#### Stored data ####

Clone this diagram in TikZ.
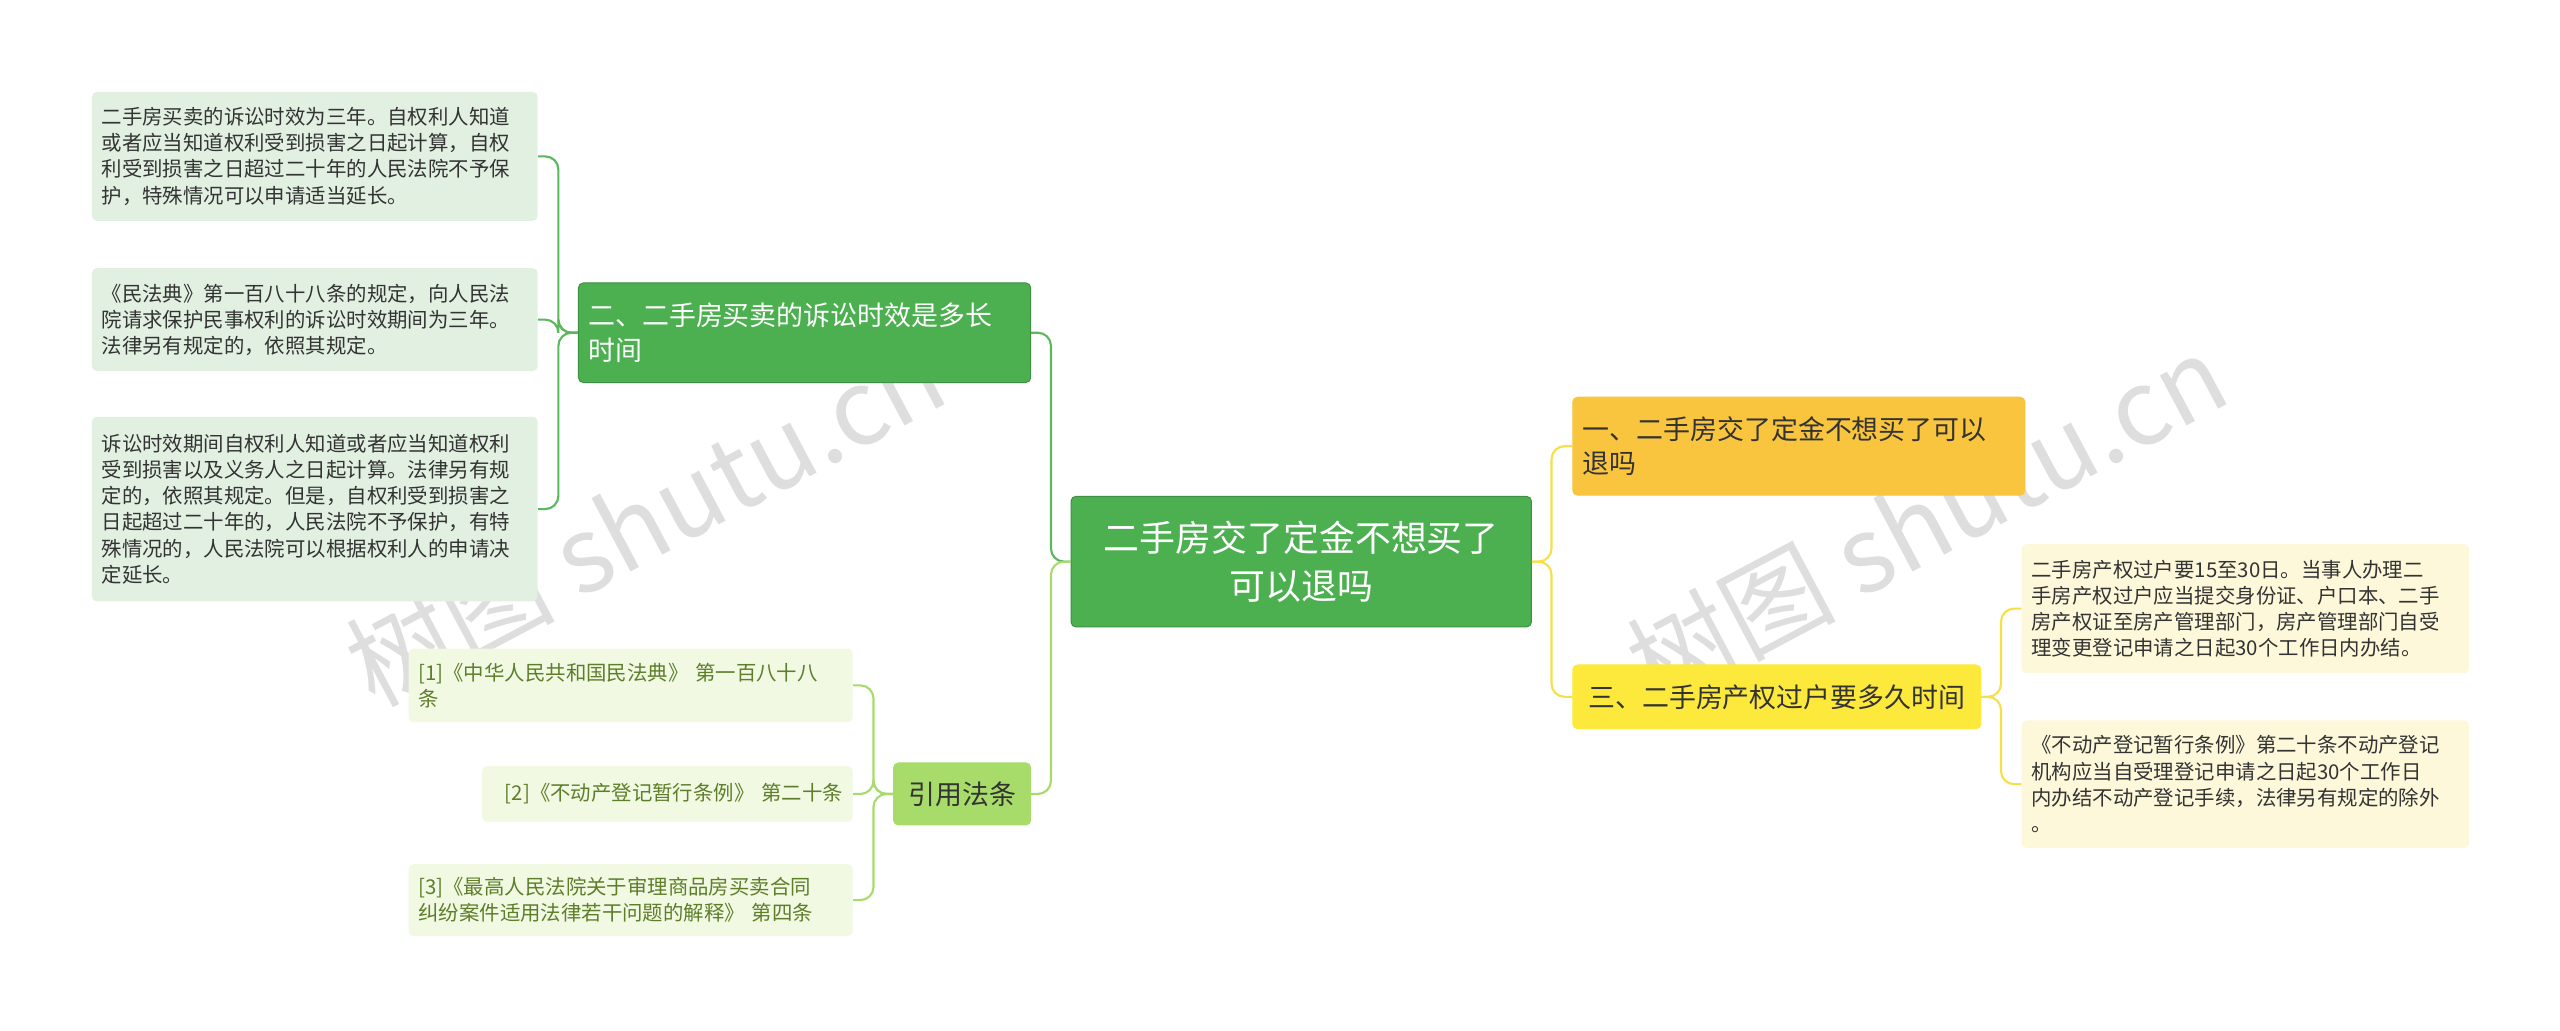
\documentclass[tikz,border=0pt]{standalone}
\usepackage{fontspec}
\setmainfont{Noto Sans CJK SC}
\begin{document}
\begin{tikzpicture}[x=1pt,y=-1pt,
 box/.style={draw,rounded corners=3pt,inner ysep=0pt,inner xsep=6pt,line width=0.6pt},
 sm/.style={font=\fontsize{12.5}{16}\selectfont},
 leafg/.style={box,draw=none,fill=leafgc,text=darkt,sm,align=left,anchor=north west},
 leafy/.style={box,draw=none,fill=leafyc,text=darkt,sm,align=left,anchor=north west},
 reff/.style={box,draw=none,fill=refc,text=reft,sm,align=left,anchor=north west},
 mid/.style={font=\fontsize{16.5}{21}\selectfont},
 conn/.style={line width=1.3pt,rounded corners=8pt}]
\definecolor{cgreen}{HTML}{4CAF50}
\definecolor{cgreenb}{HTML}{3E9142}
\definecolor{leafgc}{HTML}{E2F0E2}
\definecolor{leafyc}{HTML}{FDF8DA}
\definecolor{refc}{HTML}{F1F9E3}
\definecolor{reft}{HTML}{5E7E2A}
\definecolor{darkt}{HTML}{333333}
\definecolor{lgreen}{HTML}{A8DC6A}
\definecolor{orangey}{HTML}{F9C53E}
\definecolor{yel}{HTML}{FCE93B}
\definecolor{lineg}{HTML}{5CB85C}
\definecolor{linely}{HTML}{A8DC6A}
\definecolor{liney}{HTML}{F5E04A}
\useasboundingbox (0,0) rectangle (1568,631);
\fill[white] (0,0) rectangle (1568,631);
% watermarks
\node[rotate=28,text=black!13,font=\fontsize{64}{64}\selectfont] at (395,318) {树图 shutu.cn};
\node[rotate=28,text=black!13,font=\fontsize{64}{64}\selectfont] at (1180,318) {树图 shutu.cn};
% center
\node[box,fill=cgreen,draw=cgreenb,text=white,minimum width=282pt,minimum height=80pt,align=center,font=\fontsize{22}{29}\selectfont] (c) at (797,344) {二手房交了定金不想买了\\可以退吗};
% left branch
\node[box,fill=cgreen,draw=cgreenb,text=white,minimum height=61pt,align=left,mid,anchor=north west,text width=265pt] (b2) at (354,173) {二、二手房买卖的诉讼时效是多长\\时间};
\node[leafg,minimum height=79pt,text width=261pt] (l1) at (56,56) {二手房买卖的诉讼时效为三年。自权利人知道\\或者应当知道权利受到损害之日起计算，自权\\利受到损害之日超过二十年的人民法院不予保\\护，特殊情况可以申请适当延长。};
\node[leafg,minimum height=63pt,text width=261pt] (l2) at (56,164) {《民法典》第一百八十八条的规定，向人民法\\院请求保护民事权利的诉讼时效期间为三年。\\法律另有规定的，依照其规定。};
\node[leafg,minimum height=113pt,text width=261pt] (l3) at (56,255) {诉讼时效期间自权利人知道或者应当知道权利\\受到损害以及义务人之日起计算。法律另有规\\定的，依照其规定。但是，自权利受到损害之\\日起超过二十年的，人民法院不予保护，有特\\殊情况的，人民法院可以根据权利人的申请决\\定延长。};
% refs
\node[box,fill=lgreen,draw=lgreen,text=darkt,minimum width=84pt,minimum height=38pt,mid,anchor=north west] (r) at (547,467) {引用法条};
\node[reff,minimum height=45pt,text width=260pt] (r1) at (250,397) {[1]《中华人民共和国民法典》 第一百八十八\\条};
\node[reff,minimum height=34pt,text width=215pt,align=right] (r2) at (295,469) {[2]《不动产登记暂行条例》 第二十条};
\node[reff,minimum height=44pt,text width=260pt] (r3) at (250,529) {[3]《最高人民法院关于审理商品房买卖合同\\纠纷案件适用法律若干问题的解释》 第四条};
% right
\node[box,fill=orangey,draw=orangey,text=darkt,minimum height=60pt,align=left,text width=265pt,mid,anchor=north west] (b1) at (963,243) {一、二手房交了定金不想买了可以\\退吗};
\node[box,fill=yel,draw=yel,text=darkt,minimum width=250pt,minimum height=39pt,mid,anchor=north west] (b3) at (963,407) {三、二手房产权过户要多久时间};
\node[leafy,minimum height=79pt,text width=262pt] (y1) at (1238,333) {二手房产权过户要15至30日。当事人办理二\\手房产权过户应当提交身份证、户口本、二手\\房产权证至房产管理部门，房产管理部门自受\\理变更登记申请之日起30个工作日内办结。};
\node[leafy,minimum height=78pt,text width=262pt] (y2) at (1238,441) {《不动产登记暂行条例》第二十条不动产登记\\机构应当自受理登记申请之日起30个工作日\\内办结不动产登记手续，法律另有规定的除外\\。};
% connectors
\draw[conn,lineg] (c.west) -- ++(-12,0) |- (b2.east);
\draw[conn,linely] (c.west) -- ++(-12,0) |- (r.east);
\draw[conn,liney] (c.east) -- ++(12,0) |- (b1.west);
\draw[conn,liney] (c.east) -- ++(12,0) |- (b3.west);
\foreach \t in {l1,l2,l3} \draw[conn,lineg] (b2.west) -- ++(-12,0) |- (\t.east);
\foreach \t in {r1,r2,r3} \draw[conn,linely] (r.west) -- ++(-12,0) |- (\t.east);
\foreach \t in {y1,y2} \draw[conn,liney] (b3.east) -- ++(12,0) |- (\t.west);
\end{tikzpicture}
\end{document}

####

Task to complete
All the lines above are to be reproduced exactly, except the pictures.

Exercise result
Clone this diagram in TikZ.
\documentclass[tikz,border=0pt]{standalone}
\usepackage{fontspec}
\setmainfont{Noto Sans CJK SC}
\begin{document}
\begin{tikzpicture}[x=1pt,y=-1pt,
 box/.style={draw,rounded corners=3pt,inner ysep=0pt,inner xsep=6pt,line width=0.6pt},
 sm/.style={font=\fontsize{12.5}{16}\selectfont},
 leafg/.style={box,draw=none,fill=leafgc,text=darkt,sm,align=left,anchor=north west},
 leafy/.style={box,draw=none,fill=leafyc,text=darkt,sm,align=left,anchor=north west},
 reff/.style={box,draw=none,fill=refc,text=reft,sm,align=left,anchor=north west},
 mid/.style={font=\fontsize{16.5}{21}\selectfont},
 conn/.style={line width=1.3pt,rounded corners=8pt}]
\definecolor{cgreen}{HTML}{4CAF50}
\definecolor{cgreenb}{HTML}{3E9142}
\definecolor{leafgc}{HTML}{E2F0E2}
\definecolor{leafyc}{HTML}{FDF8DA}
\definecolor{refc}{HTML}{F1F9E3}
\definecolor{reft}{HTML}{5E7E2A}
\definecolor{darkt}{HTML}{333333}
\definecolor{lgreen}{HTML}{A8DC6A}
\definecolor{orangey}{HTML}{F9C53E}
\definecolor{yel}{HTML}{FCE93B}
\definecolor{lineg}{HTML}{5CB85C}
\definecolor{linely}{HTML}{A8DC6A}
\definecolor{liney}{HTML}{F5E04A}
\useasboundingbox (0,0) rectangle (1568,631);
\fill[white] (0,0) rectangle (1568,631);
% watermarks
\node[rotate=28,text=black!13,font=\fontsize{64}{64}\selectfont] at (395,318) {树图 shutu.cn};
\node[rotate=28,text=black!13,font=\fontsize{64}{64}\selectfont] at (1180,318) {树图 shutu.cn};
% center
\node[box,fill=cgreen,draw=cgreenb,text=white,minimum width=282pt,minimum height=80pt,align=center,font=\fontsize{22}{29}\selectfont] (c) at (797,344) {二手房交了定金不想买了\\可以退吗};
% left branch
\node[box,fill=cgreen,draw=cgreenb,text=white,minimum height=61pt,align=left,mid,anchor=north west,text width=265pt] (b2) at (354,173) {二、二手房买卖的诉讼时效是多长\\时间};
\node[leafg,minimum height=79pt,text width=261pt] (l1) at (56,56) {二手房买卖的诉讼时效为三年。自权利人知道\\或者应当知道权利受到损害之日起计算，自权\\利受到损害之日超过二十年的人民法院不予保\\护，特殊情况可以申请适当延长。};
\node[leafg,minimum height=63pt,text width=261pt] (l2) at (56,164) {《民法典》第一百八十八条的规定，向人民法\\院请求保护民事权利的诉讼时效期间为三年。\\法律另有规定的，依照其规定。};
\node[leafg,minimum height=113pt,text width=261pt] (l3) at (56,255) {诉讼时效期间自权利人知道或者应当知道权利\\受到损害以及义务人之日起计算。法律另有规\\定的，依照其规定。但是，自权利受到损害之\\日起超过二十年的，人民法院不予保护，有特\\殊情况的，人民法院可以根据权利人的申请决\\定延长。};
% refs
\node[box,fill=lgreen,draw=lgreen,text=darkt,minimum width=84pt,minimum height=38pt,mid,anchor=north west] (r) at (547,467) {引用法条};
\node[reff,minimum height=45pt,text width=260pt] (r1) at (250,397) {[1]《中华人民共和国民法典》 第一百八十八\\条};
\node[reff,minimum height=34pt,text width=215pt,align=right] (r2) at (295,469) {[2]《不动产登记暂行条例》 第二十条};
\node[reff,minimum height=44pt,text width=260pt] (r3) at (250,529) {[3]《最高人民法院关于审理商品房买卖合同\\纠纷案件适用法律若干问题的解释》 第四条};
% right
\node[box,fill=orangey,draw=orangey,text=darkt,minimum height=60pt,align=left,text width=265pt,mid,anchor=north west] (b1) at (963,243) {一、二手房交了定金不想买了可以\\退吗};
\node[box,fill=yel,draw=yel,text=darkt,minimum width=250pt,minimum height=39pt,mid,anchor=north west] (b3) at (963,407) {三、二手房产权过户要多久时间};
\node[leafy,minimum height=79pt,text width=262pt] (y1) at (1238,333) {二手房产权过户要15至30日。当事人办理二\\手房产权过户应当提交身份证、户口本、二手\\房产权证至房产管理部门，房产管理部门自受\\理变更登记申请之日起30个工作日内办结。};
\node[leafy,minimum height=78pt,text width=262pt] (y2) at (1238,441) {《不动产登记暂行条例》第二十条不动产登记\\机构应当自受理登记申请之日起30个工作日\\内办结不动产登记手续，法律另有规定的除外\\。};
% connectors
\draw[conn,lineg] (c.west) -- ++(-12,0) |- (b2.east);
\draw[conn,linely] (c.west) -- ++(-12,0) |- (r.east);
\draw[conn,liney] (c.east) -- ++(12,0) |- (b1.west);
\draw[conn,liney] (c.east) -- ++(12,0) |- (b3.west);
\foreach \t in {l1,l2,l3} \draw[conn,lineg] (b2.west) -- ++(-12,0) |- (\t.east);
\foreach \t in {r1,r2,r3} \draw[conn,linely] (r.west) -- ++(-12,0) |- (\t.east);
\foreach \t in {y1,y2} \draw[conn,liney] (b3.east) -- ++(12,0) |- (\t.west);
\end{tikzpicture}
\end{document}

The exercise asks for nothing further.